# WRITTEN REQUEST
Gather all lines in the records below that include the word "this".

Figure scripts
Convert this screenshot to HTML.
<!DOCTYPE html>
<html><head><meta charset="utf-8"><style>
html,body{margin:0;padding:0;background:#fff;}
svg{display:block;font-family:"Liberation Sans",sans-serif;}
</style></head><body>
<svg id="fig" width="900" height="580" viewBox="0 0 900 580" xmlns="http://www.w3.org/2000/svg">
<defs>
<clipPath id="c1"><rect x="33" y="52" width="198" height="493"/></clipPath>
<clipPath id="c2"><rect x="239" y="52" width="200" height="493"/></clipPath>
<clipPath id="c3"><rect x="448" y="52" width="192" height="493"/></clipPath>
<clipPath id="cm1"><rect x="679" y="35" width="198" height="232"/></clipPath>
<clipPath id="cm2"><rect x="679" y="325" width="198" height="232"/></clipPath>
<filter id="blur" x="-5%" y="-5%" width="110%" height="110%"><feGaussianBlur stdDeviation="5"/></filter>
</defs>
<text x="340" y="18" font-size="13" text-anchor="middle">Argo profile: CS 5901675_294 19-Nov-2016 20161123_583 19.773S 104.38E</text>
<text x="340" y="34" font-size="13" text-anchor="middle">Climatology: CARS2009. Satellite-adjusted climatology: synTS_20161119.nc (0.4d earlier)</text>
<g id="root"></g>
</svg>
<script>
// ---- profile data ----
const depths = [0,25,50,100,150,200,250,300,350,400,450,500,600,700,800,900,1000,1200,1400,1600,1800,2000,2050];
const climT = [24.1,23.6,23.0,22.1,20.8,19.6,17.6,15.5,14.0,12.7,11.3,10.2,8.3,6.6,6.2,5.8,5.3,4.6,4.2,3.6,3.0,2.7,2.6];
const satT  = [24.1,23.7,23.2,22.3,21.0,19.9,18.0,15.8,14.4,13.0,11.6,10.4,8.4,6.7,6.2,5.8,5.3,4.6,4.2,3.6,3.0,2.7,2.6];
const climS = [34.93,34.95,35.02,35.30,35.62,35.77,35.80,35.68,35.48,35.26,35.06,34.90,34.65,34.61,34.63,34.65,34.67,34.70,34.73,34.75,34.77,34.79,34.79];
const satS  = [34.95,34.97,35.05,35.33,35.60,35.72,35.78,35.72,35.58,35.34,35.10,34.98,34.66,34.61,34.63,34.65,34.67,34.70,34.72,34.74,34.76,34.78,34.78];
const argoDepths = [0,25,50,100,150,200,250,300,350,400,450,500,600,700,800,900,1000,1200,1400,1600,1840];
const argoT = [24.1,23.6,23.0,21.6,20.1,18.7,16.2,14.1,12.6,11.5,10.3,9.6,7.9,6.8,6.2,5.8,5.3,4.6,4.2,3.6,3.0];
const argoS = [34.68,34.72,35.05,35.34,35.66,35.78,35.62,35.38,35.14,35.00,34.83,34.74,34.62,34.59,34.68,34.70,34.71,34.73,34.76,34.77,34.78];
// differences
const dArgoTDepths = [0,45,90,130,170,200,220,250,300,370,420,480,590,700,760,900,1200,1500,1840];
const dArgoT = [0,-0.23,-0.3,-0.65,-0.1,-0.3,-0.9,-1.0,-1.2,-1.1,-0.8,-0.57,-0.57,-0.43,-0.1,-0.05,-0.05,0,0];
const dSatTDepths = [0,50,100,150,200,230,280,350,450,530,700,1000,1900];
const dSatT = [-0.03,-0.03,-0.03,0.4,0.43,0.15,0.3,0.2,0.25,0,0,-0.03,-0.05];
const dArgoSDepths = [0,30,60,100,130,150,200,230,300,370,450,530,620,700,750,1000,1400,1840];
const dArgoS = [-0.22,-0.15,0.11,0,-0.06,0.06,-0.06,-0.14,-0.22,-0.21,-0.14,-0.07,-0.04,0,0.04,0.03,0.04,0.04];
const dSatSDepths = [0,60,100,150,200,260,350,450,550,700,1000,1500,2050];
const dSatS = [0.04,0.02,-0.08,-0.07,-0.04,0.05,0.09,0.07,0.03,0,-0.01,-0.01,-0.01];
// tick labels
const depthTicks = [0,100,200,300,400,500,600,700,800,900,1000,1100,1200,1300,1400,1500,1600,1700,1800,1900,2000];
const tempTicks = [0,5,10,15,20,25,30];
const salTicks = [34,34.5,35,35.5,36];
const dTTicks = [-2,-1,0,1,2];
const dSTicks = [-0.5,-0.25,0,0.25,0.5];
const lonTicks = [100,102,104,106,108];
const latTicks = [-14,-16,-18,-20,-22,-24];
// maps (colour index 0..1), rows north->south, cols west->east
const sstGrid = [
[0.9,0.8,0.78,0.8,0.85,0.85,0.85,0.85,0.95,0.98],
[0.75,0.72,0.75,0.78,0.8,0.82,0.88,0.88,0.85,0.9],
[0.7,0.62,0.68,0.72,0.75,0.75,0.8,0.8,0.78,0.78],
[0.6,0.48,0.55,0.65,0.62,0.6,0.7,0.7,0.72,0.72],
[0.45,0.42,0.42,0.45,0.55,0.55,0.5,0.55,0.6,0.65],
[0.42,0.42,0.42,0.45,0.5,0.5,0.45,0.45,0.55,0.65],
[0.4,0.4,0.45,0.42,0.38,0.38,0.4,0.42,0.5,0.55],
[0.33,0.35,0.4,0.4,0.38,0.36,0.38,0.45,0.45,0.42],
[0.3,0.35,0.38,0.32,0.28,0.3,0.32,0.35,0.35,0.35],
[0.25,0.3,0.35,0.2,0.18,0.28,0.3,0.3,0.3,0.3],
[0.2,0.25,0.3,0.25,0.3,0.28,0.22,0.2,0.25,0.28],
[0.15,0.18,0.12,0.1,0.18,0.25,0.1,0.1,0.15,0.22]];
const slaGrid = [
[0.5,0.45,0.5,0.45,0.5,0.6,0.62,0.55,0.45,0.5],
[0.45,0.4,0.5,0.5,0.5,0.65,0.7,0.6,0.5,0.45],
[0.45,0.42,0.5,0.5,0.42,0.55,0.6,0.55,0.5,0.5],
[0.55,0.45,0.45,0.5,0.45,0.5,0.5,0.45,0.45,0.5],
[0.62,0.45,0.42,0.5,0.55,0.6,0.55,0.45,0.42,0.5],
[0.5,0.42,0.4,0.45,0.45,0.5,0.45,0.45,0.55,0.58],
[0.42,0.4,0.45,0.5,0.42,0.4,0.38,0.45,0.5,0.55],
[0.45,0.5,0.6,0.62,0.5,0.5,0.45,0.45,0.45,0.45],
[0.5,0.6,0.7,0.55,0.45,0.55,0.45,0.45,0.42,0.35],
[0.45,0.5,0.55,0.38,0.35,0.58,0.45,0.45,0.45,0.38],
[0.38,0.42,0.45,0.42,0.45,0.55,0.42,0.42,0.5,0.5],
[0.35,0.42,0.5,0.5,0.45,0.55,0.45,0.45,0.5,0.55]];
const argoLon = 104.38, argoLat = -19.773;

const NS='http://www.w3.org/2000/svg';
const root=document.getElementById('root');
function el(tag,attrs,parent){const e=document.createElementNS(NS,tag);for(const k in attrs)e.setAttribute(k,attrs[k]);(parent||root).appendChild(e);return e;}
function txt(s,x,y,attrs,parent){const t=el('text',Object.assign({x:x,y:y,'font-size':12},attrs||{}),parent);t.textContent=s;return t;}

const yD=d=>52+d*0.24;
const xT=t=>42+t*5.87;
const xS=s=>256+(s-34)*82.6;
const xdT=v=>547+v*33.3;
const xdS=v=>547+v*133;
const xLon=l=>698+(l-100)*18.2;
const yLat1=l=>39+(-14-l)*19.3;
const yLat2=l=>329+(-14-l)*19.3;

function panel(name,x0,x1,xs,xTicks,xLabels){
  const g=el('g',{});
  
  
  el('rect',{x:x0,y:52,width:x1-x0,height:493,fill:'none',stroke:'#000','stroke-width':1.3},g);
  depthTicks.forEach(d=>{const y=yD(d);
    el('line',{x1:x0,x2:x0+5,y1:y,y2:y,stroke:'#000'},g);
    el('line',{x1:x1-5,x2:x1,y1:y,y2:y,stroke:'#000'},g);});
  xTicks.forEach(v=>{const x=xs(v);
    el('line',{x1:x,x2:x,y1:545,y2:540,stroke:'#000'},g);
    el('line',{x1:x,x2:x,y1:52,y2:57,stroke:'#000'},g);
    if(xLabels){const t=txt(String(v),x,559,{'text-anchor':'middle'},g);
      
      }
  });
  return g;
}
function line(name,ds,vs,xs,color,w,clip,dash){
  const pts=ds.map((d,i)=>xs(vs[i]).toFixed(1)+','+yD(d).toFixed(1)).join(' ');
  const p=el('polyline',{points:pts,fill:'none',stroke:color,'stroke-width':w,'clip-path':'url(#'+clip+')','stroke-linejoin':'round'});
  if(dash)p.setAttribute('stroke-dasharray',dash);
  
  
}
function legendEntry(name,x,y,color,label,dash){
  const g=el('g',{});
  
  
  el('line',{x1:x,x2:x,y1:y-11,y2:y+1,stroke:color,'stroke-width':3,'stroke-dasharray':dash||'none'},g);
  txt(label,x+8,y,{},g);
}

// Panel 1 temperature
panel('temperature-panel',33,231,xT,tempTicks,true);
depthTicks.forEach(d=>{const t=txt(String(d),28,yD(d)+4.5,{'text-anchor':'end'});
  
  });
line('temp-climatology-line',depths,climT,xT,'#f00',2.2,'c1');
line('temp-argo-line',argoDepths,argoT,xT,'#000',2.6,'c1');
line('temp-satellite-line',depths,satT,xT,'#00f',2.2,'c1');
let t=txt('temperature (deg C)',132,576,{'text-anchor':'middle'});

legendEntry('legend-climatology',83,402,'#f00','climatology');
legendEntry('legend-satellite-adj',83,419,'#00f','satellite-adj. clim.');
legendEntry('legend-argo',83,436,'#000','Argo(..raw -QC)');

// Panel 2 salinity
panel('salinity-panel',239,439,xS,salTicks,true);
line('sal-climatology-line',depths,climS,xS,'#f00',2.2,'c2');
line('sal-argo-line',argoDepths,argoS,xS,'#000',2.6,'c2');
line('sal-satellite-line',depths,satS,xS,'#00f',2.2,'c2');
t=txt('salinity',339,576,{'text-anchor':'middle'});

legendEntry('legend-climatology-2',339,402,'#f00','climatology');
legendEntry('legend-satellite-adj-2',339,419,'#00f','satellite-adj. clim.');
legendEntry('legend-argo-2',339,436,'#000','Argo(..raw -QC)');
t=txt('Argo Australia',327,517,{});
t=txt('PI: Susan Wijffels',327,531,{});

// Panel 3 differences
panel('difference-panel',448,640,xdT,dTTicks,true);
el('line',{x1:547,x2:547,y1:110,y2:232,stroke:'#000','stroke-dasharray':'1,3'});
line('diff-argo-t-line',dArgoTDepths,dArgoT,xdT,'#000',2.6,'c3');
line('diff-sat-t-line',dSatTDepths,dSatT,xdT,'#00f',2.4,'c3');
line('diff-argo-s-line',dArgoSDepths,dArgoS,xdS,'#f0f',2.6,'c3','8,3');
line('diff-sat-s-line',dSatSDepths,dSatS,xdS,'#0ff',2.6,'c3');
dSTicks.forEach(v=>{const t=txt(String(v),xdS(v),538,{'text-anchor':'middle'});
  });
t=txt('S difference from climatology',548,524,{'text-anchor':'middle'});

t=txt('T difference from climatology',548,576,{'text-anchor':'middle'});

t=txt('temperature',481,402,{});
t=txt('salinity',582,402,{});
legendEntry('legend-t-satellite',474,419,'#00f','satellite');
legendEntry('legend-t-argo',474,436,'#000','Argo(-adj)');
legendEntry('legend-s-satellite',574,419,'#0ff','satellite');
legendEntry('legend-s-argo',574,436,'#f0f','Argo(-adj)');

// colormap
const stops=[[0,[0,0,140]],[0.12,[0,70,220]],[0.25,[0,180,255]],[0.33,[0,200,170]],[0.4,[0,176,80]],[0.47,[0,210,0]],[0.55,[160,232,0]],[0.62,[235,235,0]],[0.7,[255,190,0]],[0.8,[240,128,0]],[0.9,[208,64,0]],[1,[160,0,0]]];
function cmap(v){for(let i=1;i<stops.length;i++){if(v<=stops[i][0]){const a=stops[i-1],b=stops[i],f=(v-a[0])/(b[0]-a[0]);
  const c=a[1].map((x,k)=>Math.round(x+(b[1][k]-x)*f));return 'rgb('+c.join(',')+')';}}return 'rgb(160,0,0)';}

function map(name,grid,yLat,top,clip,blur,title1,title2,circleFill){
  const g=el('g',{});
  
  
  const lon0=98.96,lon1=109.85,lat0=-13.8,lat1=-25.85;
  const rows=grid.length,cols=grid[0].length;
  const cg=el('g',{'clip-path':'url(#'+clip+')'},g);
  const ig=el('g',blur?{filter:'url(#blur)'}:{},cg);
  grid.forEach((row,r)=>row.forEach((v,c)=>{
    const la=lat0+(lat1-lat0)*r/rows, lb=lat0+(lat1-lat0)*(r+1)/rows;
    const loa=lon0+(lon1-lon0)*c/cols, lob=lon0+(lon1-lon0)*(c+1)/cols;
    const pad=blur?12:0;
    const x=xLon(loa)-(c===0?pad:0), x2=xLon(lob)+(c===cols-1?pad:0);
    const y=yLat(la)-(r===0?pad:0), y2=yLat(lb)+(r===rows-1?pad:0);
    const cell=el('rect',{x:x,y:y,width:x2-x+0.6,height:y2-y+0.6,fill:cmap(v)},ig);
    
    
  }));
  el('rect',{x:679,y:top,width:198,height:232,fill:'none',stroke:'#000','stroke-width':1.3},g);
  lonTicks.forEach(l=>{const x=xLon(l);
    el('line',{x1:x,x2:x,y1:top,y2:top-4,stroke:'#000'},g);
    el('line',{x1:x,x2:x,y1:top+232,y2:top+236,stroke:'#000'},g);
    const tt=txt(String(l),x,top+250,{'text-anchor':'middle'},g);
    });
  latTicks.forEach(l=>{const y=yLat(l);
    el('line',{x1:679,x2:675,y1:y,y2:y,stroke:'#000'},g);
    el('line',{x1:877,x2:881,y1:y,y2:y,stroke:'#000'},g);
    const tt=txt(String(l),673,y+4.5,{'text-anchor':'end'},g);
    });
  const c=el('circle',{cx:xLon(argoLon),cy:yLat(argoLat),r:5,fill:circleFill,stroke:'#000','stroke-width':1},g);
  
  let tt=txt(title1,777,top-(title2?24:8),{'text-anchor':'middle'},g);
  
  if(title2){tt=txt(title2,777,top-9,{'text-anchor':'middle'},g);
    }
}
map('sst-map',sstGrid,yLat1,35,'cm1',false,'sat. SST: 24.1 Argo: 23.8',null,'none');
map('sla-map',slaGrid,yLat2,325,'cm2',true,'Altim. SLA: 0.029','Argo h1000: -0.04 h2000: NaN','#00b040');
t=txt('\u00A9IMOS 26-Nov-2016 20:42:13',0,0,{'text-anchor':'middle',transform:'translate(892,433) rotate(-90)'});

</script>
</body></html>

* * *

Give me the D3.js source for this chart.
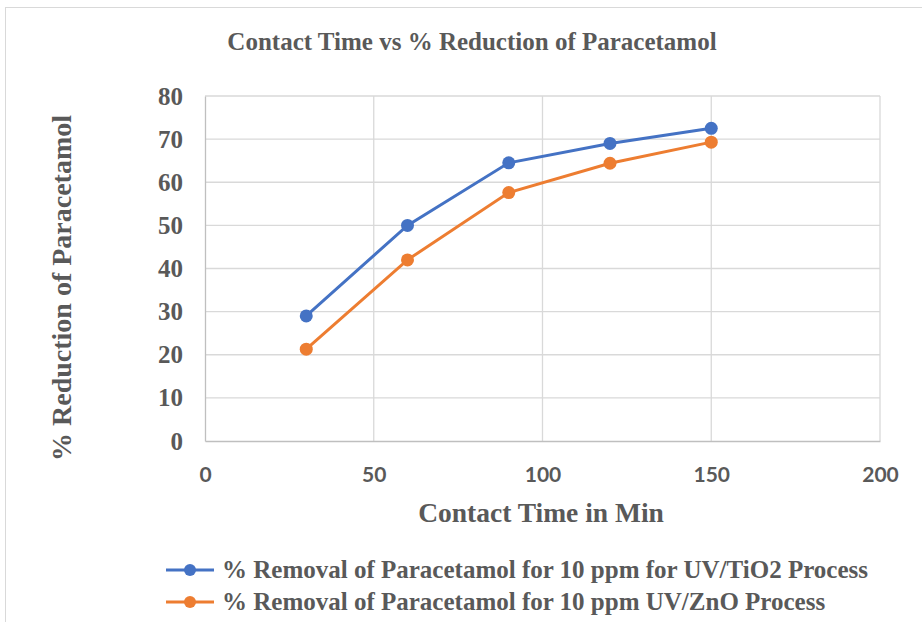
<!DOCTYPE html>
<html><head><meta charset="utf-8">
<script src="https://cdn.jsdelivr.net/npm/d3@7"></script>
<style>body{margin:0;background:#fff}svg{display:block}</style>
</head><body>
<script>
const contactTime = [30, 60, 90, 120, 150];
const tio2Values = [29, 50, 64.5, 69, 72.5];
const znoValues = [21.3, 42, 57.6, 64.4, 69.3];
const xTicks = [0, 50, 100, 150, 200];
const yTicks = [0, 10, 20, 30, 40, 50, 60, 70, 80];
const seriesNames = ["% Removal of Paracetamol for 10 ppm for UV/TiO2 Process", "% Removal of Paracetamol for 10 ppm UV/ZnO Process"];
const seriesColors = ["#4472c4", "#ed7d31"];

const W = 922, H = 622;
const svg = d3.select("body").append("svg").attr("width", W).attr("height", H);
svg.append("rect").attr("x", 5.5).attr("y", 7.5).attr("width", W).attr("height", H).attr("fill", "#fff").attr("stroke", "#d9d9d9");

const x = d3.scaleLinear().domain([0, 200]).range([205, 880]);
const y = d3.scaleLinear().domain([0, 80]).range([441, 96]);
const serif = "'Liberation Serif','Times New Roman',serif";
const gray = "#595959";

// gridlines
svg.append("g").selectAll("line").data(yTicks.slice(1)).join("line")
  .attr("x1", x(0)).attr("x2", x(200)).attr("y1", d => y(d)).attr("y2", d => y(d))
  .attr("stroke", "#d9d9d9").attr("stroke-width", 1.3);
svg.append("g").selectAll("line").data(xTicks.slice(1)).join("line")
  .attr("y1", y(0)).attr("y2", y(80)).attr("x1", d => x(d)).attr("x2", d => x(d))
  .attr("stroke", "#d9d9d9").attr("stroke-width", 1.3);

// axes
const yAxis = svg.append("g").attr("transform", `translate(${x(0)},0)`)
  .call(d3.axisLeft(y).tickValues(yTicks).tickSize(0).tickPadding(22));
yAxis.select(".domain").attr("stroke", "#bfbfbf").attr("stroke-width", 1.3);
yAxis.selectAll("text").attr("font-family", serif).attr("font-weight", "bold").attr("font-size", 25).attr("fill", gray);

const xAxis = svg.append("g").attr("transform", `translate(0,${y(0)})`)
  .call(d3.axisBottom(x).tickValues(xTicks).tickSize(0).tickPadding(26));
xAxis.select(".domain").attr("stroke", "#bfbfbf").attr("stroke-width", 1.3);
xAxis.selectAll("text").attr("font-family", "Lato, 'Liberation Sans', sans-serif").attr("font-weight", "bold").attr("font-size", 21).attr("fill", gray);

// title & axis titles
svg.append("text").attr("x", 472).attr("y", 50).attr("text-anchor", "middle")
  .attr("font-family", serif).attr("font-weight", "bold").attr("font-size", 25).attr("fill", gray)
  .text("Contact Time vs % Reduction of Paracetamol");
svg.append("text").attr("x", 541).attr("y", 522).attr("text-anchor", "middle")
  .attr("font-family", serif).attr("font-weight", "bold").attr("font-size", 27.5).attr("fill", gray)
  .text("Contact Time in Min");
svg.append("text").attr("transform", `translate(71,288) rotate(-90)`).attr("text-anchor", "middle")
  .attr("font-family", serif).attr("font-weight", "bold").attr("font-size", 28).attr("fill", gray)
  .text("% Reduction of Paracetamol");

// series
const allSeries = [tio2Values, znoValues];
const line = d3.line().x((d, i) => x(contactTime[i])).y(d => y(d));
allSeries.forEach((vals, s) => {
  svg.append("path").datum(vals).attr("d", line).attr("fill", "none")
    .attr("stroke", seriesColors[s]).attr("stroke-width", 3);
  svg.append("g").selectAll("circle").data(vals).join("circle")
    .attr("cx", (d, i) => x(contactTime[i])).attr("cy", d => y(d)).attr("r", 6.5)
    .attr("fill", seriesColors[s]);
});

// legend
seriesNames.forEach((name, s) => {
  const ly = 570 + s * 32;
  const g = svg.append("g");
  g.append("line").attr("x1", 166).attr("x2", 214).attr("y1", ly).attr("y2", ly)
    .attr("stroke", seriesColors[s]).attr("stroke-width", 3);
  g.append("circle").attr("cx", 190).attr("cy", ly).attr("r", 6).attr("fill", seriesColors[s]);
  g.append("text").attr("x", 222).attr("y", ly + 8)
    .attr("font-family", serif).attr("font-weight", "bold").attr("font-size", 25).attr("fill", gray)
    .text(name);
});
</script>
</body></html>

# WRITTEN REPLY
Convert this screenshot to HTML.
Give me the D3.js source for this chart.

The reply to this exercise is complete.